**Brief:** Reproduce the data exactly and drop any pictures it holds.
==== Exercise inputs
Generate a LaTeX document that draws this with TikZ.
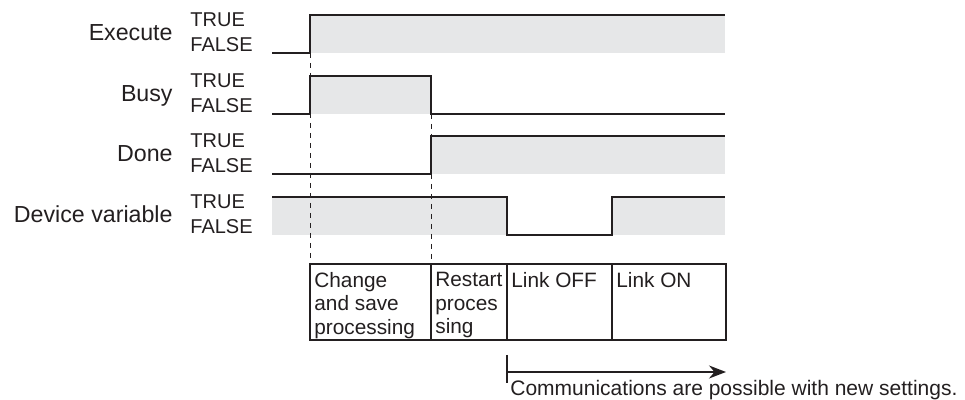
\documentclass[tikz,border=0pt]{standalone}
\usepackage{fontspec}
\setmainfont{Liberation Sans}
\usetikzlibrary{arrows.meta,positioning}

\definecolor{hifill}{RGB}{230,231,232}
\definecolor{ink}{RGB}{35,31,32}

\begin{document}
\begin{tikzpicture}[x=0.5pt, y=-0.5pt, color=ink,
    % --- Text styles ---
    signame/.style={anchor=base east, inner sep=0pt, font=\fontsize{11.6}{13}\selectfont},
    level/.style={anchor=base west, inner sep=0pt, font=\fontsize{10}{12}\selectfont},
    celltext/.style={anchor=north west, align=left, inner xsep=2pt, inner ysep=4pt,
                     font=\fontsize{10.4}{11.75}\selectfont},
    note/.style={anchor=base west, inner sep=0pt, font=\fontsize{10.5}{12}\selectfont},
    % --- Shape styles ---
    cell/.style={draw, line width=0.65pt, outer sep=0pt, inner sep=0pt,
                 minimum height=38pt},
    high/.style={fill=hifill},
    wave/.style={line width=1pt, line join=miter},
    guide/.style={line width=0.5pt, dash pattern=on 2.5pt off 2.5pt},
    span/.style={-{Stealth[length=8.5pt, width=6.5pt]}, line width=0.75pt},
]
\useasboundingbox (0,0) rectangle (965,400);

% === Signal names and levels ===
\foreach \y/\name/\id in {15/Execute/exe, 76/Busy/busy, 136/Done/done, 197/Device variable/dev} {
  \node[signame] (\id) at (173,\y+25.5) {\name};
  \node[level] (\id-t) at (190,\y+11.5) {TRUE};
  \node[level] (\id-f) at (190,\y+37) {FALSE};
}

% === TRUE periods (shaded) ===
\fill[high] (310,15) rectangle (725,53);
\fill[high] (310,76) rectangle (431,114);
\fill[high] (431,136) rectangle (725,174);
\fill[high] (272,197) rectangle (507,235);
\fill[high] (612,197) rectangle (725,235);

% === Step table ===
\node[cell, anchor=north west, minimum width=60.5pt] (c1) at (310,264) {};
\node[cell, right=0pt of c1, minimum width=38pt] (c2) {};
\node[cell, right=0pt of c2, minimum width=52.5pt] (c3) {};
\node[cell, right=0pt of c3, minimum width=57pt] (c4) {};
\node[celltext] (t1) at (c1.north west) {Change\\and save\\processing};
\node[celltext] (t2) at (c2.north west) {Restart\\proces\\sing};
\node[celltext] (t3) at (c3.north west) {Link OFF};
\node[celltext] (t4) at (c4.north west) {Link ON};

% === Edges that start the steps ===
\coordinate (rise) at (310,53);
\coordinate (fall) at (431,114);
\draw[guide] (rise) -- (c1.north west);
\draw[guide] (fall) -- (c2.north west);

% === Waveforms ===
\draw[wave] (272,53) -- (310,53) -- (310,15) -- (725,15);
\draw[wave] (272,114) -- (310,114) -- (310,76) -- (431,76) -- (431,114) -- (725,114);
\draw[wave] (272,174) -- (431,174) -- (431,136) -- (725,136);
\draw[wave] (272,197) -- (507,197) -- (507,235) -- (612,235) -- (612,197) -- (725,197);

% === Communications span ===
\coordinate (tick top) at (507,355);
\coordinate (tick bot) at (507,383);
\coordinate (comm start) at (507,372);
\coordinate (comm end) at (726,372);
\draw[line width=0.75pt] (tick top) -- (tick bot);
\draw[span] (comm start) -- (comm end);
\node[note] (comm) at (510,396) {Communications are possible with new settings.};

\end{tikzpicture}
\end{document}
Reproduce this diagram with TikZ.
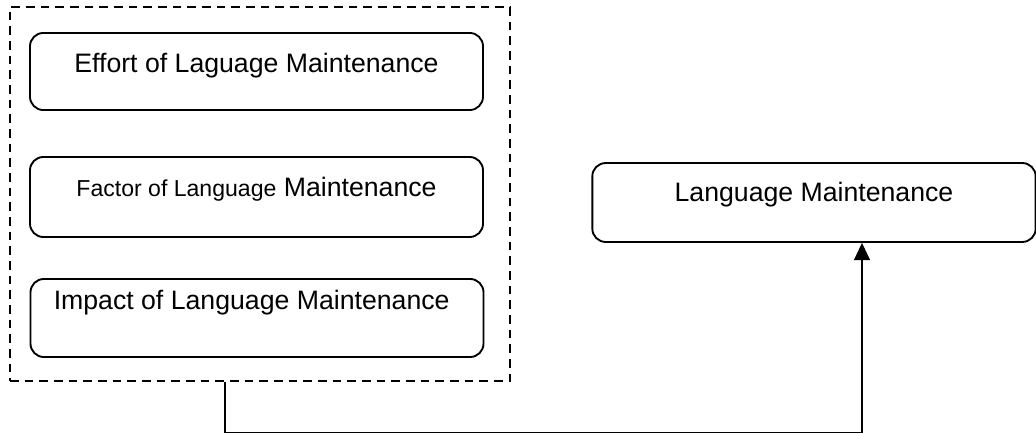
========
**Completed exercise:**
Generate a LaTeX document that draws this with TikZ.
\documentclass[tikz,border=0pt]{standalone}
\usepackage{fontspec}
\setmainfont{Liberation Sans}
\usetikzlibrary{arrows.meta,positioning}

\definecolor{hifill}{RGB}{230,231,232}
\definecolor{ink}{RGB}{35,31,32}

\begin{document}
\begin{tikzpicture}[x=0.5pt, y=-0.5pt, color=ink,
    % --- Text styles ---
    signame/.style={anchor=base east, inner sep=0pt, font=\fontsize{11.6}{13}\selectfont},
    level/.style={anchor=base west, inner sep=0pt, font=\fontsize{10}{12}\selectfont},
    celltext/.style={anchor=north west, align=left, inner xsep=2pt, inner ysep=4pt,
                     font=\fontsize{10.4}{11.75}\selectfont},
    note/.style={anchor=base west, inner sep=0pt, font=\fontsize{10.5}{12}\selectfont},
    % --- Shape styles ---
    cell/.style={draw, line width=0.65pt, outer sep=0pt, inner sep=0pt,
                 minimum height=38pt},
    high/.style={fill=hifill},
    wave/.style={line width=1pt, line join=miter},
    guide/.style={line width=0.5pt, dash pattern=on 2.5pt off 2.5pt},
    span/.style={-{Stealth[length=8.5pt, width=6.5pt]}, line width=0.75pt},
]
\useasboundingbox (0,0) rectangle (965,400);

% === Signal names and levels ===
\foreach \y/\name/\id in {15/Execute/exe, 76/Busy/busy, 136/Done/done, 197/Device variable/dev} {
  \node[signame] (\id) at (173,\y+25.5) {\name};
  \node[level] (\id-t) at (190,\y+11.5) {TRUE};
  \node[level] (\id-f) at (190,\y+37) {FALSE};
}

% === TRUE periods (shaded) ===
\fill[high] (310,15) rectangle (725,53);
\fill[high] (310,76) rectangle (431,114);
\fill[high] (431,136) rectangle (725,174);
\fill[high] (272,197) rectangle (507,235);
\fill[high] (612,197) rectangle (725,235);

% === Step table ===
\node[cell, anchor=north west, minimum width=60.5pt] (c1) at (310,264) {};
\node[cell, right=0pt of c1, minimum width=38pt] (c2) {};
\node[cell, right=0pt of c2, minimum width=52.5pt] (c3) {};
\node[cell, right=0pt of c3, minimum width=57pt] (c4) {};
\node[celltext] (t1) at (c1.north west) {Change\\and save\\processing};
\node[celltext] (t2) at (c2.north west) {Restart\\proces\\sing};
\node[celltext] (t3) at (c3.north west) {Link OFF};
\node[celltext] (t4) at (c4.north west) {Link ON};

% === Edges that start the steps ===
\coordinate (rise) at (310,53);
\coordinate (fall) at (431,114);
\draw[guide] (rise) -- (c1.north west);
\draw[guide] (fall) -- (c2.north west);

% === Waveforms ===
\draw[wave] (272,53) -- (310,53) -- (310,15) -- (725,15);
\draw[wave] (272,114) -- (310,114) -- (310,76) -- (431,76) -- (431,114) -- (725,114);
\draw[wave] (272,174) -- (431,174) -- (431,136) -- (725,136);
\draw[wave] (272,197) -- (507,197) -- (507,235) -- (612,235) -- (612,197) -- (725,197);

% === Communications span ===
\coordinate (tick top) at (507,355);
\coordinate (tick bot) at (507,383);
\coordinate (comm start) at (507,372);
\coordinate (comm end) at (726,372);
\draw[line width=0.75pt] (tick top) -- (tick bot);
\draw[span] (comm start) -- (comm end);
\node[note] (comm) at (510,396) {Communications are possible with new settings.};

\end{tikzpicture}
\end{document}
Reproduce this diagram with TikZ.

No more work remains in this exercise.